* STATED PROBLEM
Repeat what the lines below say, word for word, and skip every image.

* PROVIDED DATA
------------------------------------
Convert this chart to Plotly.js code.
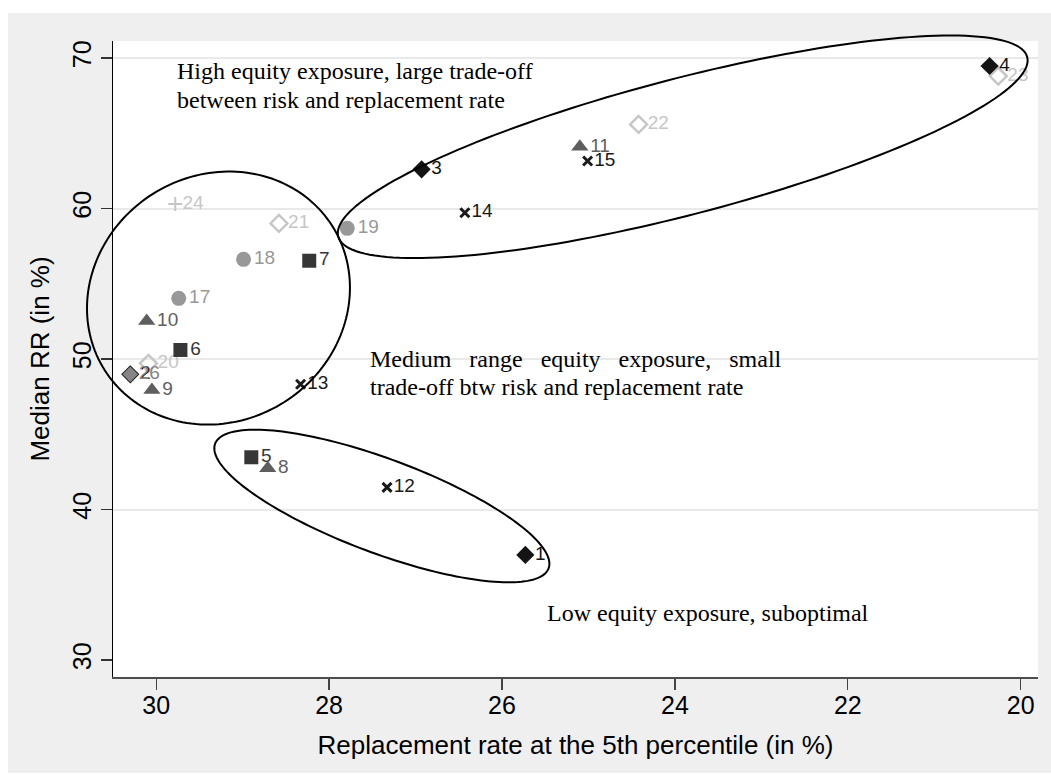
<!DOCTYPE html>
<html><head><meta charset="utf-8">
<script src="https://cdn.plot.ly/plotly-3.0.1.min.js"></script>
<style>
html,body{margin:0;padding:0;background:#ffffff;width:1051px;height:776px;overflow:hidden}
#chart{position:absolute;left:8px;top:13px;width:1043px;height:760px}
</style></head>
<body><div id="chart"></div>
<script>
// ---- data ----
const labelsA = ['1','2','3','4'];
const xA = [25.73, 30.30, 26.93, 20.36];
const yA = [36.98, 48.98, 62.60, 69.47];

const labelsB = ['5','6','7'];
const xB = [28.90, 29.72, 28.23];
const yB = [43.47, 50.60, 56.53];

const labelsC = ['8','9','10','11'];
const xC = [28.71, 30.05, 30.11, 25.10];
const yC = [42.74, 47.94, 52.52, 64.10];

const labelsD = ['12','13','14','15'];
const xD = [27.33, 28.33, 26.43, 25.01];
const yD = [41.47, 48.32, 59.72, 63.16];

const labelsE = ['17','18','19'];
const xE = [29.74, 28.99, 27.79];
const yE = [54.03, 56.62, 58.68];

const labelsF = ['20','21','22','23'];
const xF = [30.09, 28.58, 24.42, 20.26];
const yF = [49.71, 59.01, 65.59, 68.80];

const labelsG = ['24'];
const xG = [29.78];
const yG = [60.30];

const labelsH = ['26'];
const xH = [30.30];
const yH = [48.98];

const xTickVals = [30, 28, 26, 24, 22, 20];
const yTickVals = [30, 40, 50, 60, 70];
const yGridVals = [40, 50, 60, 70];

const xTitle = 'Replacement rate at the 5th percentile (in %)';
const yTitle = 'Median RR (in %)';

const NB = '\u00a0';
const noteLines = [
  'High equity exposure, large trade-off',
  'between risk and replacement rate',
  ['Medium','range','equity','exposure,','small'].join(NB+NB+NB),
  'trade-off btw risk and replacement rate',
  'Low equity exposure, suboptimal'
];
const noteX = [29.78, 29.78, 27.55, 27.55, 25.50];
const noteY = [69.14, 67.20, 50.00, 48.11, 33.15];

// ellipse outlines (center in data units)
const ellCX = [23.91, 29.28, 27.39];
const ellCY = [64.10, 54.05, 40.23];

// ---- layout geometry / styles ----
const W = 1043, H = 760;
const M = {l:105, r:13, t:28, b:96};
const xRange = [30.5, 19.8];
const yRange = [28.87, 71.13];
const plotW = W - M.l - M.r, plotH = H - M.t - M.b;
const ellGeom = [
  {a:356, b:68, ang:-14.6},
  {a:134.7, b:123.1, ang:-32.4},
  {a:178, b:47, ang:20.5}
];

function toPaperX(x){ return (x - xRange[0])/(xRange[1]-xRange[0]); }
function toPaperY(y){ return (y - yRange[0])/(yRange[1]-yRange[0]); }

const shapes = ellCX.map((cx, i) => {
  const g = ellGeom[i];
  const th = g.ang*Math.PI/180;
  const px = toPaperX(cx), py = toPaperY(ellCY[i]);
  let d = '';
  const N = 180;
  for (let k = 0; k <= N; k++) {
    const f = 2*Math.PI*k/N;
    const dx = g.a*Math.cos(f)*Math.cos(th) - g.b*Math.sin(f)*Math.sin(th);
    const dy = g.a*Math.cos(f)*Math.sin(th) + g.b*Math.sin(f)*Math.cos(th);
    const X = px + dx/plotW, Y = py - dy/plotH;
    d += (k === 0 ? 'M ' : ' L ') + X.toFixed(5) + ' ' + Y.toFixed(5);
  }
  d += ' Z';
  return {type:'path', xref:'paper', yref:'paper', path:d,
          line:{color:'#000000', width:2}, fillcolor:'rgba(0,0,0,0)', layer:'above'};
});

const SANS = 'Liberation Sans, Arial, sans-serif';
const SERIF = 'Liberation Serif, Times New Roman, serif';

function series(x, y, labels, symbol, size, color, lineW){
  return {
    type:'scatter', mode:'markers+text', x:x, y:y, text:labels,
    textposition:'middle right', cliponaxis:false,
    textfont:{family:SANS, size:19, color:color},
    marker:{symbol:symbol, size:size, color:color,
            line:{color:color, width:lineW || 0}},
    hoverinfo:'skip', showlegend:false
  };
}

const traces = [
  series(xF, yF, labelsF, 'diamond-open', 13, '#c6c6c6', 2.5),
  series(xG, yG, labelsG, 'cross-thin-open', 10, '#c6c6c6', 2),
  series(xE, yE, labelsE, 'circle', 15, '#989898', 0),
  series(xB, yB, labelsB, 'square', 14, '#363636', 0),
  series(xC, yC, labelsC, 'triangle-up', 15, '#5e5e5e', 0),
  series(xD, yD, labelsD, 'x-thin-open', 9, '#1a1a1a', 3),
  series(xA, yA, labelsA, 'diamond', 14, '#141414', 0),
  series(xH, yH, labelsH, 'diamond', 12, '#858585', 0)
];

const annotations = noteLines.map((t, i) => ({
  x:noteX[i], y:noteY[i], xref:'x', yref:'y', text:t, showarrow:false,
  xanchor:'left', yanchor:'middle', align:'left',
  font:{family:SERIF, size:24, color:'#000000'}
}));

const layout = {
  width:W, height:H, margin:M,
  paper_bgcolor:'#efefef', plot_bgcolor:'#ffffff',
  showlegend:false,
  xaxis:{
    range:xRange, tickvals:xTickVals, ticktext:xTickVals.map(String),
    showgrid:false, zeroline:false,
    showline:true, linecolor:'#4d4d4d', linewidth:2,
    ticks:'outside', ticklen:11, tickwidth:1.3, tickcolor:'#444444',
    ticklabelstandoff:-6,
    tickfont:{family:SANS, size:25, color:'#000000'},
    title:{text:xTitle, font:{family:SANS, size:26, color:'#000000'}, standoff:18}
  },
  yaxis:{
    range:yRange, tickvals:yTickVals, ticktext:yTickVals.map(String),
    showgrid:false, zeroline:false, tickangle:-90,
    showline:true, linecolor:'#000000', linewidth:1.5,
    ticks:'outside', ticklen:11, tickwidth:1.3, tickcolor:'#333333',
    tickfont:{family:SANS, size:25, color:'#000000'},
    title:{text:yTitle, font:{family:SANS, size:26, color:'#000000'}, standoff:10}
  },
  yaxis2:{
    range:yRange, overlaying:'y', tickvals:yGridVals, showticklabels:false,
    ticks:'', showgrid:true, gridcolor:'#e9e9e9', gridwidth:2,
    zeroline:false, showline:false, layer:'below traces'
  },
  shapes:shapes,
  annotations:annotations
};

// empty trace so the grid-only axis is drawn
traces.unshift({type:'scatter', x:[], y:[], yaxis:'y2', hoverinfo:'skip', showlegend:false});

Plotly.newPlot('chart', traces, layout, {displayModeBar:false, staticPlot:true});
</script></body></html>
------------------------------------
* RESPONSE
Convert this chart to Plotly.js code.
<!DOCTYPE html>
<html><head><meta charset="utf-8">
<script src="https://cdn.plot.ly/plotly-3.0.1.min.js"></script>
<style>
html,body{margin:0;padding:0;background:#ffffff;width:1051px;height:776px;overflow:hidden}
#chart{position:absolute;left:8px;top:13px;width:1043px;height:760px}
</style></head>
<body><div id="chart"></div>
<script>
// ---- data ----
const labelsA = ['1','2','3','4'];
const xA = [25.73, 30.30, 26.93, 20.36];
const yA = [36.98, 48.98, 62.60, 69.47];

const labelsB = ['5','6','7'];
const xB = [28.90, 29.72, 28.23];
const yB = [43.47, 50.60, 56.53];

const labelsC = ['8','9','10','11'];
const xC = [28.71, 30.05, 30.11, 25.10];
const yC = [42.74, 47.94, 52.52, 64.10];

const labelsD = ['12','13','14','15'];
const xD = [27.33, 28.33, 26.43, 25.01];
const yD = [41.47, 48.32, 59.72, 63.16];

const labelsE = ['17','18','19'];
const xE = [29.74, 28.99, 27.79];
const yE = [54.03, 56.62, 58.68];

const labelsF = ['20','21','22','23'];
const xF = [30.09, 28.58, 24.42, 20.26];
const yF = [49.71, 59.01, 65.59, 68.80];

const labelsG = ['24'];
const xG = [29.78];
const yG = [60.30];

const labelsH = ['26'];
const xH = [30.30];
const yH = [48.98];

const xTickVals = [30, 28, 26, 24, 22, 20];
const yTickVals = [30, 40, 50, 60, 70];
const yGridVals = [40, 50, 60, 70];

const xTitle = 'Replacement rate at the 5th percentile (in %)';
const yTitle = 'Median RR (in %)';

const NB = '\u00a0';
const noteLines = [
  'High equity exposure, large trade-off',
  'between risk and replacement rate',
  ['Medium','range','equity','exposure,','small'].join(NB+NB+NB),
  'trade-off btw risk and replacement rate',
  'Low equity exposure, suboptimal'
];
const noteX = [29.78, 29.78, 27.55, 27.55, 25.50];
const noteY = [69.14, 67.20, 50.00, 48.11, 33.15];

// ellipse outlines (center in data units)
const ellCX = [23.91, 29.28, 27.39];
const ellCY = [64.10, 54.05, 40.23];

// ---- layout geometry / styles ----
const W = 1043, H = 760;
const M = {l:105, r:13, t:28, b:96};
const xRange = [30.5, 19.8];
const yRange = [28.87, 71.13];
const plotW = W - M.l - M.r, plotH = H - M.t - M.b;
const ellGeom = [
  {a:356, b:68, ang:-14.6},
  {a:134.7, b:123.1, ang:-32.4},
  {a:178, b:47, ang:20.5}
];

function toPaperX(x){ return (x - xRange[0])/(xRange[1]-xRange[0]); }
function toPaperY(y){ return (y - yRange[0])/(yRange[1]-yRange[0]); }

const shapes = ellCX.map((cx, i) => {
  const g = ellGeom[i];
  const th = g.ang*Math.PI/180;
  const px = toPaperX(cx), py = toPaperY(ellCY[i]);
  let d = '';
  const N = 180;
  for (let k = 0; k <= N; k++) {
    const f = 2*Math.PI*k/N;
    const dx = g.a*Math.cos(f)*Math.cos(th) - g.b*Math.sin(f)*Math.sin(th);
    const dy = g.a*Math.cos(f)*Math.sin(th) + g.b*Math.sin(f)*Math.cos(th);
    const X = px + dx/plotW, Y = py - dy/plotH;
    d += (k === 0 ? 'M ' : ' L ') + X.toFixed(5) + ' ' + Y.toFixed(5);
  }
  d += ' Z';
  return {type:'path', xref:'paper', yref:'paper', path:d,
          line:{color:'#000000', width:2}, fillcolor:'rgba(0,0,0,0)', layer:'above'};
});

const SANS = 'Liberation Sans, Arial, sans-serif';
const SERIF = 'Liberation Serif, Times New Roman, serif';

function series(x, y, labels, symbol, size, color, lineW){
  return {
    type:'scatter', mode:'markers+text', x:x, y:y, text:labels,
    textposition:'middle right', cliponaxis:false,
    textfont:{family:SANS, size:19, color:color},
    marker:{symbol:symbol, size:size, color:color,
            line:{color:color, width:lineW || 0}},
    hoverinfo:'skip', showlegend:false
  };
}

const traces = [
  series(xF, yF, labelsF, 'diamond-open', 13, '#c6c6c6', 2.5),
  series(xG, yG, labelsG, 'cross-thin-open', 10, '#c6c6c6', 2),
  series(xE, yE, labelsE, 'circle', 15, '#989898', 0),
  series(xB, yB, labelsB, 'square', 14, '#363636', 0),
  series(xC, yC, labelsC, 'triangle-up', 15, '#5e5e5e', 0),
  series(xD, yD, labelsD, 'x-thin-open', 9, '#1a1a1a', 3),
  series(xA, yA, labelsA, 'diamond', 14, '#141414', 0),
  series(xH, yH, labelsH, 'diamond', 12, '#858585', 0)
];

const annotations = noteLines.map((t, i) => ({
  x:noteX[i], y:noteY[i], xref:'x', yref:'y', text:t, showarrow:false,
  xanchor:'left', yanchor:'middle', align:'left',
  font:{family:SERIF, size:24, color:'#000000'}
}));

const layout = {
  width:W, height:H, margin:M,
  paper_bgcolor:'#efefef', plot_bgcolor:'#ffffff',
  showlegend:false,
  xaxis:{
    range:xRange, tickvals:xTickVals, ticktext:xTickVals.map(String),
    showgrid:false, zeroline:false,
    showline:true, linecolor:'#4d4d4d', linewidth:2,
    ticks:'outside', ticklen:11, tickwidth:1.3, tickcolor:'#444444',
    ticklabelstandoff:-6,
    tickfont:{family:SANS, size:25, color:'#000000'},
    title:{text:xTitle, font:{family:SANS, size:26, color:'#000000'}, standoff:18}
  },
  yaxis:{
    range:yRange, tickvals:yTickVals, ticktext:yTickVals.map(String),
    showgrid:false, zeroline:false, tickangle:-90,
    showline:true, linecolor:'#000000', linewidth:1.5,
    ticks:'outside', ticklen:11, tickwidth:1.3, tickcolor:'#333333',
    tickfont:{family:SANS, size:25, color:'#000000'},
    title:{text:yTitle, font:{family:SANS, size:26, color:'#000000'}, standoff:10}
  },
  yaxis2:{
    range:yRange, overlaying:'y', tickvals:yGridVals, showticklabels:false,
    ticks:'', showgrid:true, gridcolor:'#e9e9e9', gridwidth:2,
    zeroline:false, showline:false, layer:'below traces'
  },
  shapes:shapes,
  annotations:annotations
};

// empty trace so the grid-only axis is drawn
traces.unshift({type:'scatter', x:[], y:[], yaxis:'y2', hoverinfo:'skip', showlegend:false});

Plotly.newPlot('chart', traces, layout, {displayModeBar:false, staticPlot:true});
</script></body></html>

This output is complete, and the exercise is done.